Cons: With few props and no options for interaction, kids' creativity is greatly limited.
Bottom Line: This simple setup lets kids "design" a classroom and record a lesson, but limited customization options constrain kids' creativity.
The best way to use Timbuktu School's six customizable classrooms may be to envision them as points on a storyboard. Have kids plan out a story that can be told in six scenes. Then, let them use the props and backgrounds to design and set the stage. Use the chalkboard, poster paper, and, most of all, the voice recording to tell the story. Just make sure to set everything up and view it in one sitting, or kids risk seeing their work disappear.
Tap on one of the six classrooms at Timbuktu School to explore, customize, and create an "ideal" classroom. Kids experiment with the classroom's look using five floor patterns, five wallpaper patterns, 15 props (including desk, chair, drum set, chalkboard, and poster paper), and seven human and beastly characters. All classrooms offer an identical set of options. Props and characters can be moved around the room and resized. Characters include a record option for kids to record a few seconds of their own voice, which gets played back with different distortions for each (for example, the monster sounds monster-like). And kids can draw or write whatever they like on the chalkboard and poster. Classrooms remain how kids design them until at a certain point, for unexplained reasons, everything gets deleted.
Timbuktu School has grand ambitions: to put kids in charge and empower them to imagine and create their ideal classroom. But, despite the app's kid-friendly interface, it doesn't shine as the ideal tool for doing so.

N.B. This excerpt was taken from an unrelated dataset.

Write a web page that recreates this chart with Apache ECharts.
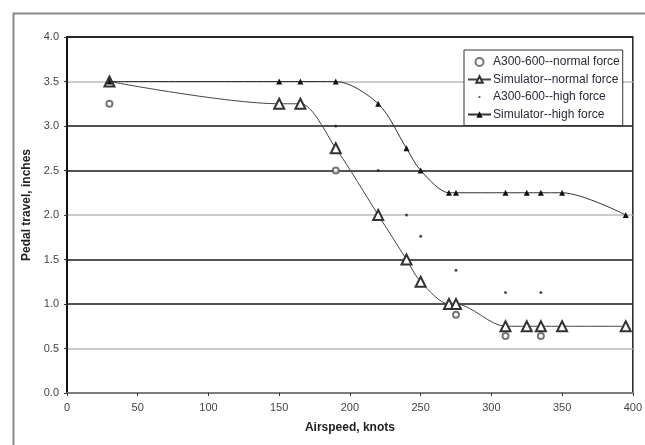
<!DOCTYPE html>
<html>
<head>
<meta charset="utf-8">
<script src="https://cdn.jsdelivr.net/npm/echarts@6/dist/echarts.min.js"></script>
<style>
  html, body { margin: 0; padding: 0; background: #fff; }
  #chart { width: 645px; height: 445px; }
</style>
</head>
<body>
<div id="chart"></div>
<script>
// airspeed (knots) / pedal travel (inches)
const simNormalX = [30, 150, 165, 190, 220, 240, 250, 270, 275, 310, 325, 335, 350, 395]
const simNormalY = [3.5, 3.25, 3.25, 2.75, 2.0, 1.5, 1.25, 1.0, 1.0, 0.75, 0.75, 0.75, 0.75, 0.75]

const simHighX = [30, 150, 165, 190, 220, 240, 250, 270, 275, 310, 325, 335, 350, 395]
const simHighY = [3.5, 3.5, 3.5, 3.5, 3.25, 2.75, 2.5, 2.25, 2.25, 2.25, 2.25, 2.25, 2.25, 2.0]

const a300NormalX = [30, 190, 275, 310, 335]
const a300NormalY = [3.25, 2.5, 0.88, 0.64, 0.64]

const a300HighX = [190, 220, 240, 250, 275, 310, 335]
const a300HighY = [3.0, 2.5, 2.0, 1.76, 1.38, 1.13, 1.13]

const seriesNames = [
  'A300-600--normal force',
  'Simulator--normal force',
  'A300-600--high force',
  'Simulator--high force'
]

const zip = (xs, ys) => xs.map((x, i) => [x, ys[i]])

// small dot icon for the legend (outer moves keep the box size)
const dotIcon = 'path://M0,0M10,10M3.6,5A1.4,1.4,0,1,1,6.4,5A1.4,1.4,0,1,1,3.6,5Z'

const options = {
  animation: false,
  backgroundColor: '#fff',
  textStyle: { fontFamily: 'Liberation Sans, Arial, sans-serif' },
  grid: {
    left: 67,
    right: 11,
    top: 37,
    bottom: 52,
    show: true,
    borderColor: '#222',
    borderWidth: 1.5
  },
  graphic: [
    {
      type: 'rect',
      left: 11,
      top: 11,
      shape: { width: 700, height: 500 },
      style: { fill: 'none', stroke: '#888', lineWidth: 2 },
      silent: true
    }
  ],
  legend: {
    orient: 'vertical',
    left: 464,
    top: 50,
    padding: [6, 3, 5, 3],
    itemWidth: 23,
    itemHeight: 8,
    itemGap: 5.5,
    backgroundColor: '#fff',
    borderColor: '#333',
    borderWidth: 1,
    textStyle: { fontSize: 12, color: '#2a2a3a', padding: [0, 0, 0, -3] },
    data: [
      { name: seriesNames[0], icon: 'emptyCircle' },
      { name: seriesNames[1] },
      { name: seriesNames[2], icon: dotIcon },
      { name: seriesNames[3] }
    ]
  },
  xAxis: {
    type: 'value',
    min: 0,
    max: 400,
    interval: 50,
    name: 'Airspeed, knots',
    nameLocation: 'middle',
    nameGap: 29,
    nameTextStyle: { fontSize: 12, fontWeight: 'bold', color: '#222' },
    axisLine: { show: true, lineStyle: { color: '#999', width: 1.5 } },
    axisTick: { show: true, length: 3, lineStyle: { color: '#333' } },
    axisLabel: { fontSize: 11, color: '#444', margin: 9 },
    splitLine: { show: false }
  },
  yAxis: {
    type: 'value',
    min: 0,
    max: 4,
    interval: 0.5,
    name: 'Pedal travel, inches',
    nameLocation: 'middle',
    nameGap: 32,
    nameTextStyle: { fontSize: 12, fontWeight: 'bold', color: '#222', padding: [0, 0, 0, 20] },
    axisLine: { show: true, lineStyle: { color: '#111', width: 2 } },
    axisTick: { show: true, length: 3, lineStyle: { color: '#333' } },
    axisLabel: {
      fontSize: 11,
      color: '#444',
      margin: 8,
      formatter: v => v.toFixed(1)
    },
    splitLine: {
      show: true,
      lineStyle: { color: ['#1a1a1a', '#bbb', '#1a1a1a'], width: 1.5 }
    }
  },
  series: [
    {
      name: seriesNames[0],
      type: 'scatter',
      symbol: 'emptyCircle',
      symbolSize: 6,
      itemStyle: { color: '#555', borderColor: '#555', borderWidth: 1 },
      data: zip(a300NormalX, a300NormalY)
    },
    {
      name: seriesNames[1],
      type: 'line',
      smooth: 0.3,
      symbol: 'emptyTriangle',
      symbolSize: 10,
      itemStyle: { color: '#333', borderColor: '#333', borderWidth: 1 },
      lineStyle: { color: '#444', width: 1 },
      data: zip(simNormalX, simNormalY)
    },
    {
      name: seriesNames[2],
      type: 'scatter',
      symbol: 'circle',
      symbolSize: 3,
      itemStyle: { color: '#222' },
      data: zip(a300HighX, a300HighY)
    },
    {
      name: seriesNames[3],
      type: 'line',
      smooth: 0.3,
      symbol: 'triangle',
      symbolSize: 6,
      itemStyle: { color: '#111' },
      lineStyle: { color: '#333', width: 1 },
      data: zip(simHighX, simHighY)
    }
  ]
}

const chart = echarts.init(document.getElementById('chart'))
chart.setOption(options)
window.addEventListener('resize', function () {
  chart.resize()
})
</script>
</body>
</html>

For starters, with only a handful of backgrounds available, kids are limited in their artistic creative options. Why not allow kids to draw their own floors and wallpaper, for example? Next, with the exceptions of the chalkboard and poster paper, props act more like stickers rather than interactive elements -- that is, the only things kids can do with them are shrink, expand, or move them around.

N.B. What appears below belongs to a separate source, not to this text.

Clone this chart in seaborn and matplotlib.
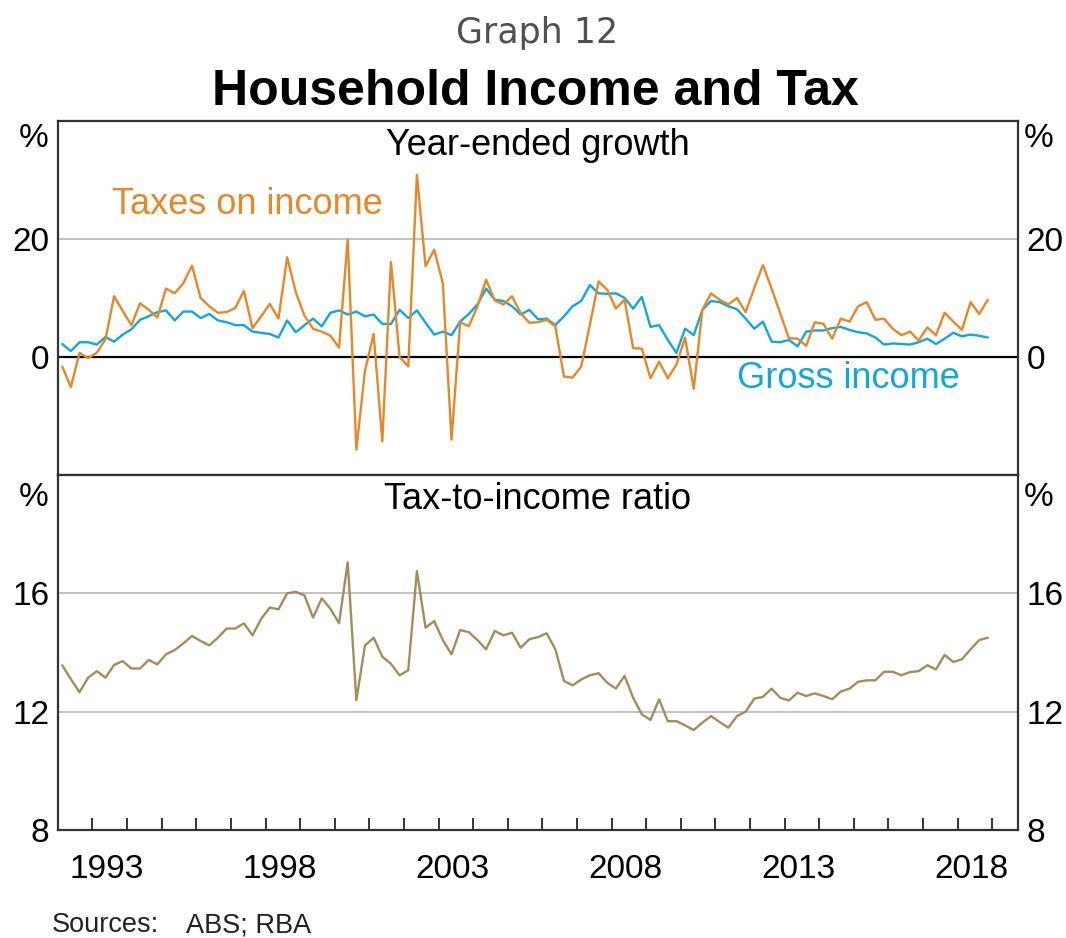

The voice-recording option is a nice way for kids to personalize and truly take charge of their classrooms. However, recording is limited to a few seconds, and voices are strangely distorted when played back. And, with no save options, the whole exercise seems futile when kids open up the app to find their creations have disappeared. More interactive elements, more autonomy and capability for customization, save and/or share features, and more variety would all make Timbuktu School a better tool for inspiring creative and critical thinking in designing a classroom. As is, this app offers disappointingly little.